Friday, April 13, 2012

Monkey Bill, Creation, and Evolution



Rachel Held Evans has written a passionate post on her blog that addresses Tennessee's "Monkey Bill" and the need for Christians to engage intelligently with science, particularly in the young earth/evolution concerns. It’s worth reading. I really like her work.

It caused me to think about something this morning: The destruction to the Bible’s creation account in Genesis 1-2 was not brought about by scientists; it was brought about by the folks who demanded that these opening chapters of the Bible were intended to scientifically explain where everything came from. In other words, it came from the very religious folks who intended to preserve the faith.

I say this because the creation account in Genesis is not scientific; it is theological. It takes a fairly common, iron-age view of the cosmos (with the earth as relatively flat, covered by a celestial dome punctuated by greater and lesser lights) and reframes it as a theological narrative.

Keep in mind that the first hearers of this story were not ancient biology students trying to understand first beginnings. They were people formed generationally by the slave culture of Egypt, a place where the dominant deity was the sun god, Ra (personified by the Pharaoh). In the Exodus story, the ancient Hebrews encounter Yahweh as their redeemer. Through Moses, this mysterious God rescues the people from the bonds of the Pharaoh.

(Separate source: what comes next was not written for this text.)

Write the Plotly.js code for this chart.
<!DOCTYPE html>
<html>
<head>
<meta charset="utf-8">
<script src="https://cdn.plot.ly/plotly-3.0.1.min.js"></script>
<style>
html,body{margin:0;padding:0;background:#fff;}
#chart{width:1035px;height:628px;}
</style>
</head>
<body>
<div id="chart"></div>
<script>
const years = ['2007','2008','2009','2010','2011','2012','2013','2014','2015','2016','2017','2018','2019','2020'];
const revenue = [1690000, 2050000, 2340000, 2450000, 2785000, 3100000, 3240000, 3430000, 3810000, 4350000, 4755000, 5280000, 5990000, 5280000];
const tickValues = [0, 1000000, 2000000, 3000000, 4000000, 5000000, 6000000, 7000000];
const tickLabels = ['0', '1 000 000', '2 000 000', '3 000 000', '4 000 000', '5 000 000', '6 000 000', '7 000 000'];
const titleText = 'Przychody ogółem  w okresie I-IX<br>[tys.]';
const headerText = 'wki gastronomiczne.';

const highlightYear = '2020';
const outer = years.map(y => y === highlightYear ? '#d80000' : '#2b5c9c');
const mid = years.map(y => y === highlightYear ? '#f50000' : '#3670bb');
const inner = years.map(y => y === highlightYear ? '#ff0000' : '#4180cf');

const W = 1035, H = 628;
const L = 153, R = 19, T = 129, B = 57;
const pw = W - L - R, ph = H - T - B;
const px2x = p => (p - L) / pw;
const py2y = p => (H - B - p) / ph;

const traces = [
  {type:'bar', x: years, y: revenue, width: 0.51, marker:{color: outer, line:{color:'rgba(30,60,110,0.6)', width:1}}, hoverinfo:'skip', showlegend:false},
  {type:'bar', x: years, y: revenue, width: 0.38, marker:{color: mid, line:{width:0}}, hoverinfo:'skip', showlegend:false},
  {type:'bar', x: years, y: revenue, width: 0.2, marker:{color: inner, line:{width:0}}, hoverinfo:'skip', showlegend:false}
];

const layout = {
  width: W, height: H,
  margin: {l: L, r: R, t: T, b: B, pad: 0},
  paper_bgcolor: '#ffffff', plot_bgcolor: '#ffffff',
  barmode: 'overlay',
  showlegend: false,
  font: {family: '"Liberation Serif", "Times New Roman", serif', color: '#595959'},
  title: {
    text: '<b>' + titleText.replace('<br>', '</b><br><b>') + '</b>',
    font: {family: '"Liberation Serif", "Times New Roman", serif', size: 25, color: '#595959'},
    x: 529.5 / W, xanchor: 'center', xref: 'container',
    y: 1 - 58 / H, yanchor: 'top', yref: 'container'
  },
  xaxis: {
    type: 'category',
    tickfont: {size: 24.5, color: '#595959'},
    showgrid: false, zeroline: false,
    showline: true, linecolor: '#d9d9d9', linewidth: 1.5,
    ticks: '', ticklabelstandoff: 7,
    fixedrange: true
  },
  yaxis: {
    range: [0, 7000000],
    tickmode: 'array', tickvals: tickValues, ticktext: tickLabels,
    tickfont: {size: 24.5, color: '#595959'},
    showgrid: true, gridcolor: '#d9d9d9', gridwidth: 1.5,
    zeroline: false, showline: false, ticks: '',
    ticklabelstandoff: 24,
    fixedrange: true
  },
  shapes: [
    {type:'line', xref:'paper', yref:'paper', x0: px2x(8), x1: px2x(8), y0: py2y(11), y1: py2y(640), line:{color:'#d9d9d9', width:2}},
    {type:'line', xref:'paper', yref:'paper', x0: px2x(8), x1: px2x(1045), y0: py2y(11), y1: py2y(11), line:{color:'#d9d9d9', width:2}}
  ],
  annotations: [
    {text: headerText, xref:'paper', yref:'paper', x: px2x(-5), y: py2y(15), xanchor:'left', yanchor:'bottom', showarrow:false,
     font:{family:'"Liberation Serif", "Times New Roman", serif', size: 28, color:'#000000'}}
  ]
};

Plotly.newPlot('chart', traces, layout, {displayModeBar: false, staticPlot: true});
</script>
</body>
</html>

The Genesis creation account then makes a startling claim: This redeemer God is no territorial deity, not the toughest of the pantheon who was able to beat the god of Egypt. No, this redeemer God is also the creator God—and there is only one God. To make the point even sharper, the sun itself is demoted to the fourth day of creation. Things actually get along pretty well in the emerging world before the sun even shows up on the scene.

The screaming and yelling about the need for Genesis 1-2 to be a literal, cosmological description of creation, one that trumps all scientific inquiry and discovery, allows the theological significance and beauty of the text to be ignored. This is a tragic loss.

The argument actually rests on the demand that the account in Genesis must be taken literally, or else the Bible isn’t the real word of God. People really need to work on this demand. Truth is not necessarily conveyed in terms of scientific fact; it is often conveyed in story (think of Jesus’ parables) and song (think of the Psalms). The biblical creation account is part of that great, ancient genre of story telling.

We really need to think about what we’re trading off in these debates.